Cosa dire della crescita? Quando arrivò al potere l’attuale Governo inglese nel 2010, impose una dura austerità – e l’economia britannica, che si stava riprendendo dalla recessione del 2008, ricominciò in breve tempo a calare. Per tutta risposta, il Governo del Primo Ministro David Cameron si tirò indietro, sospendendo i programmi per una ulteriore austerità (ma senza ammettere che stava facendo una cosa del genere). E la crescita riprese.

Se questo vale come un successo politico, perché non prendersi a schiaffi ripetutamente per un certo tempo? Dopo tutto, ci si sentirà benissimo, una volta che si smette.

Considerato tutto questo, vi potreste chiedere in che modo la ‘mediamacro’ faccia tanta presa sul dibattito inglese. Non è il caso di dar la colpa agli economisti. Come il signor Wren-Lewis documenta, sono molto pochi gli economisti accademici britannici che accettano l’idea che l’austerità sia stata giustificata (diversamente dagli economisti impiegati nel settore finanziario). Questa ortodossia mediatica si è radicata non a causa, ma nonostante quello che gli economisti seri avevano da dire.

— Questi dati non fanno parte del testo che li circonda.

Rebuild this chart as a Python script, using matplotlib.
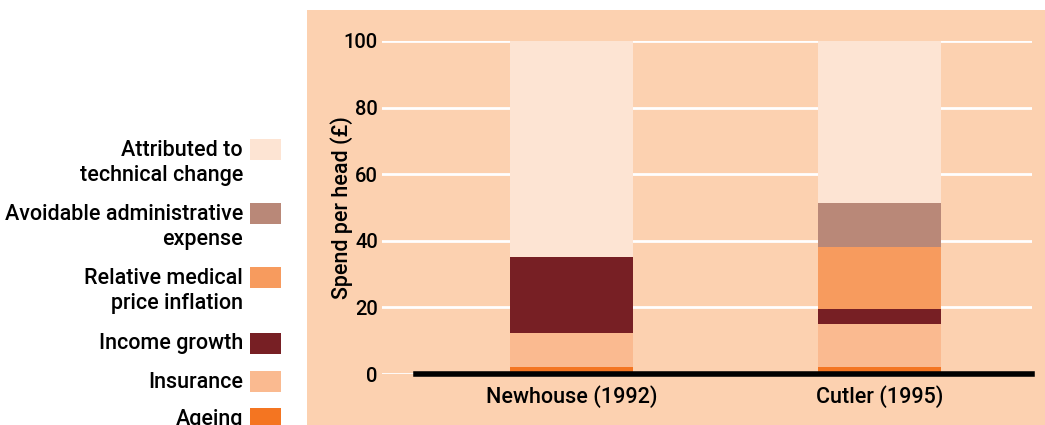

Tuttavia, lo stesso di può dire del ‘Bowles Simpsonismo’ [1] negli Stati Uniti, e sappiamo come quella dottrina per un certo periodo ebbe tanta influenza. Fu una sorta di atteggiamento, riguardò persone influenti che credevano che pontificare sulla necessità di fare sacrifici – per la verità, che gli altri facessero sacrifici – sarebbe sembrato previdente e serio. Da lì venne la preferenza per un racconto che dava la priorità ai discorsi duri sui deficit, anziché a ragionamenti profondi sulla creazione di posti di lavoro.

Come ho detto, negli Stati Uniti fondamentalmente tutto questo è stato superato, per svariate ragioni – tra le altre, ritengo, la crescita di un giornalismo analitico, in luoghi come The Times’s The Upshot [2]. Ma il Regno Unito non ce l’ha; una elezione che dovrebbe vertere su problemi reali, sarà anche troppo probabilmente dominata dalle fantasie ‘mediamacro’.

 

[1] Dai nomi dei due copresidenti di una commissione congressuale sul deficit, uno democratico (Bowles) e l’altro repubblicano (Simpson), che all’epoca venne sostenuta da Obama, e che produsse varie raccomandazioni ispirate alla logica di un abbattimento delle spese sociali.

[2] E un rubrica del New York Times, che ‘va alla sostanza, per così dire (“Upshot” significa “risultato, esito, prodotto”).